▸ **Supplied data**:

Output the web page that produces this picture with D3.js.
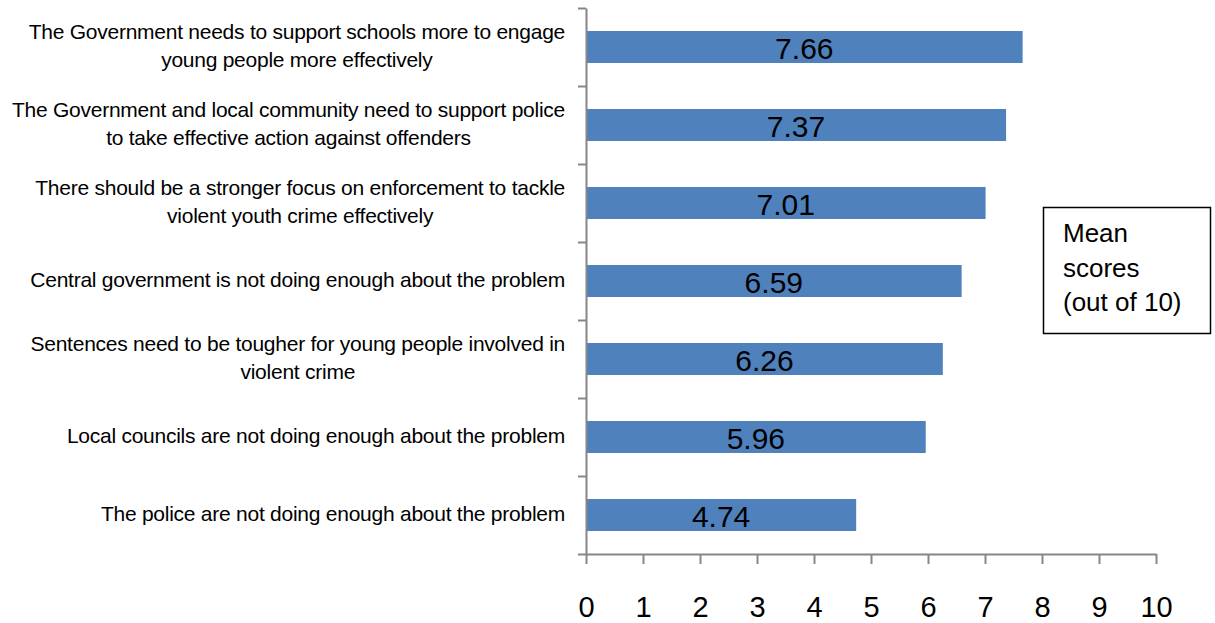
<!DOCTYPE html>
<html>
<head>
<meta charset="utf-8">
<script src="https://cdn.jsdelivr.net/npm/d3@7"></script>
<style>
  html, body { margin: 0; padding: 0; background: #fff; }
  svg { display: block; font-family: "Liberation Sans", Arial, sans-serif; }
</style>
</head>
<body>
<svg id="chart" width="1215" height="623"></svg>
<script>
const categories = [
  "The Government needs to support  schools more to engage\nyoung people more effectively",
  "The Government and local community need to support police\nto take effective action against offenders",
  "There should be a stronger focus on enforcement to tackle\nviolent youth crime effectively",
  "Central government is not doing enough about the problem",
  "Sentences need to be tougher for young people involved in\nviolent crime",
  "Local councils are not doing enough about the problem",
  "The police are not doing enough about the problem"
];
const values = [7.66, 7.37, 7.01, 6.59, 6.26, 5.96, 4.74];
const xTicks = [0, 1, 2, 3, 4, 5, 6, 7, 8, 9, 10];
const legendLines = ["Mean", "scores", "(out of 10)"];

const svg = d3.select("#chart");
const plotLeft = 586, plotRight = 1156, plotTop = 8, plotBottom = 554;
const axisColor = "#868686";

const x = d3.scaleLinear().domain([0, 10]).range([plotLeft, plotRight]);
const y = d3.scaleBand().domain(categories).range([plotTop, plotBottom])
  .paddingInner(0.59).paddingOuter(0.295);
const yBound = d3.scaleLinear().domain([0, categories.length]).range([plotBottom, plotTop]);

// bars
svg.append("g").selectAll("rect").data(values).join("rect")
  .attr("x", x(0))
  .attr("y", (d, i) => y(categories[i]))
  .attr("width", d => x(d) - x(0))
  .attr("height", y.bandwidth())
  .attr("fill", "#4F81BD");

// bar labels
svg.append("g").selectAll("text").data(values).join("text")
  .attr("x", d => (x(0) + x(d)) / 2)
  .attr("y", (d, i) => y(categories[i]) + y.bandwidth() / 2 + 12)
  .attr("text-anchor", "middle")
  .attr("font-size", 30)
  .attr("fill", "#000")
  .text(d => d.toFixed(2));

// y axis (ticks at category boundaries)
const yAxis = svg.append("g").attr("transform", `translate(${plotLeft},0)`)
  .call(d3.axisLeft(yBound).tickValues(d3.range(0, categories.length + 1))
    .tickFormat("").tickSize(8).tickSizeOuter(0));
yAxis.select(".domain").attr("stroke", axisColor).attr("stroke-width", 2);
yAxis.selectAll(".tick line").attr("stroke", axisColor).attr("stroke-width", 2);

// x axis
const xAxis = svg.append("g").attr("transform", `translate(0,${plotBottom})`)
  .call(d3.axisBottom(x).tickValues(xTicks).tickFormat(d3.format("d"))
    .tickSize(10).tickSizeOuter(0).tickPadding(32));
xAxis.select(".domain").attr("stroke", axisColor).attr("stroke-width", 2);
xAxis.selectAll(".tick line").attr("stroke", axisColor).attr("stroke-width", 2);
xAxis.selectAll(".tick text").attr("font-size", 29).attr("fill", "#000")
  .attr("font-family", "Liberation Sans, Arial, sans-serif");

// category labels
const labelRight = 565;
const lineH = 28;
const lg = svg.append("g");
categories.forEach((c, i) => {
  const lines = c.split("\n");
  const cy = y(c) + y.bandwidth() / 2;
  const t = lg.append("text")
    .attr("font-size", 21)
    .attr("letter-spacing", "-0.25px")
    .attr("fill", "#000")
    .attr("text-anchor", "middle");
  const n = lines.length;
  const first = cy - (n - 1) * lineH / 2 + 6;
  const spans = lines.map((l, k) => t.append("tspan").attr("y", first + k * lineH).text(l));
  let maxW = 0;
  spans.forEach(s => { maxW = Math.max(maxW, s.node().getComputedTextLength()); });
  spans.forEach(s => s.attr("x", labelRight - maxW / 2));
});

// legend box
svg.append("rect")
  .attr("x", 1043.5).attr("y", 207.5).attr("width", 167).attr("height", 126)
  .attr("fill", "#fff").attr("stroke", "#000").attr("stroke-width", 1.5);
svg.append("g").selectAll("text").data(legendLines).join("text")
  .attr("x", 1063)
  .attr("y", (d, i) => 242 + i * 34.5)
  .attr("font-size", 26)
  .attr("fill", "#000")
  .text(d => d);
</script>
</body>
</html>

▸ **Problem**:
Repeat the material above in full and unchanged, minus its images.

▸ **Result of the exercise**:
Output the web page that produces this picture with D3.js.
<!DOCTYPE html>
<html>
<head>
<meta charset="utf-8">
<script src="https://cdn.jsdelivr.net/npm/d3@7"></script>
<style>
  html, body { margin: 0; padding: 0; background: #fff; }
  svg { display: block; font-family: "Liberation Sans", Arial, sans-serif; }
</style>
</head>
<body>
<svg id="chart" width="1215" height="623"></svg>
<script>
const categories = [
  "The Government needs to support  schools more to engage\nyoung people more effectively",
  "The Government and local community need to support police\nto take effective action against offenders",
  "There should be a stronger focus on enforcement to tackle\nviolent youth crime effectively",
  "Central government is not doing enough about the problem",
  "Sentences need to be tougher for young people involved in\nviolent crime",
  "Local councils are not doing enough about the problem",
  "The police are not doing enough about the problem"
];
const values = [7.66, 7.37, 7.01, 6.59, 6.26, 5.96, 4.74];
const xTicks = [0, 1, 2, 3, 4, 5, 6, 7, 8, 9, 10];
const legendLines = ["Mean", "scores", "(out of 10)"];

const svg = d3.select("#chart");
const plotLeft = 586, plotRight = 1156, plotTop = 8, plotBottom = 554;
const axisColor = "#868686";

const x = d3.scaleLinear().domain([0, 10]).range([plotLeft, plotRight]);
const y = d3.scaleBand().domain(categories).range([plotTop, plotBottom])
  .paddingInner(0.59).paddingOuter(0.295);
const yBound = d3.scaleLinear().domain([0, categories.length]).range([plotBottom, plotTop]);

// bars
svg.append("g").selectAll("rect").data(values).join("rect")
  .attr("x", x(0))
  .attr("y", (d, i) => y(categories[i]))
  .attr("width", d => x(d) - x(0))
  .attr("height", y.bandwidth())
  .attr("fill", "#4F81BD");

// bar labels
svg.append("g").selectAll("text").data(values).join("text")
  .attr("x", d => (x(0) + x(d)) / 2)
  .attr("y", (d, i) => y(categories[i]) + y.bandwidth() / 2 + 12)
  .attr("text-anchor", "middle")
  .attr("font-size", 30)
  .attr("fill", "#000")
  .text(d => d.toFixed(2));

// y axis (ticks at category boundaries)
const yAxis = svg.append("g").attr("transform", `translate(${plotLeft},0)`)
  .call(d3.axisLeft(yBound).tickValues(d3.range(0, categories.length + 1))
    .tickFormat("").tickSize(8).tickSizeOuter(0));
yAxis.select(".domain").attr("stroke", axisColor).attr("stroke-width", 2);
yAxis.selectAll(".tick line").attr("stroke", axisColor).attr("stroke-width", 2);

// x axis
const xAxis = svg.append("g").attr("transform", `translate(0,${plotBottom})`)
  .call(d3.axisBottom(x).tickValues(xTicks).tickFormat(d3.format("d"))
    .tickSize(10).tickSizeOuter(0).tickPadding(32));
xAxis.select(".domain").attr("stroke", axisColor).attr("stroke-width", 2);
xAxis.selectAll(".tick line").attr("stroke", axisColor).attr("stroke-width", 2);
xAxis.selectAll(".tick text").attr("font-size", 29).attr("fill", "#000")
  .attr("font-family", "Liberation Sans, Arial, sans-serif");

// category labels
const labelRight = 565;
const lineH = 28;
const lg = svg.append("g");
categories.forEach((c, i) => {
  const lines = c.split("\n");
  const cy = y(c) + y.bandwidth() / 2;
  const t = lg.append("text")
    .attr("font-size", 21)
    .attr("letter-spacing", "-0.25px")
    .attr("fill", "#000")
    .attr("text-anchor", "middle");
  const n = lines.length;
  const first = cy - (n - 1) * lineH / 2 + 6;
  const spans = lines.map((l, k) => t.append("tspan").attr("y", first + k * lineH).text(l));
  let maxW = 0;
  spans.forEach(s => { maxW = Math.max(maxW, s.node().getComputedTextLength()); });
  spans.forEach(s => s.attr("x", labelRight - maxW / 2));
});

// legend box
svg.append("rect")
  .attr("x", 1043.5).attr("y", 207.5).attr("width", 167).attr("height", 126)
  .attr("fill", "#fff").attr("stroke", "#000").attr("stroke-width", 1.5);
svg.append("g").selectAll("text").data(legendLines).join("text")
  .attr("x", 1063)
  .attr("y", (d, i) => 242 + i * 34.5)
  .attr("font-size", 26)
  .attr("fill", "#000")
  .text(d => d);
</script>
</body>
</html>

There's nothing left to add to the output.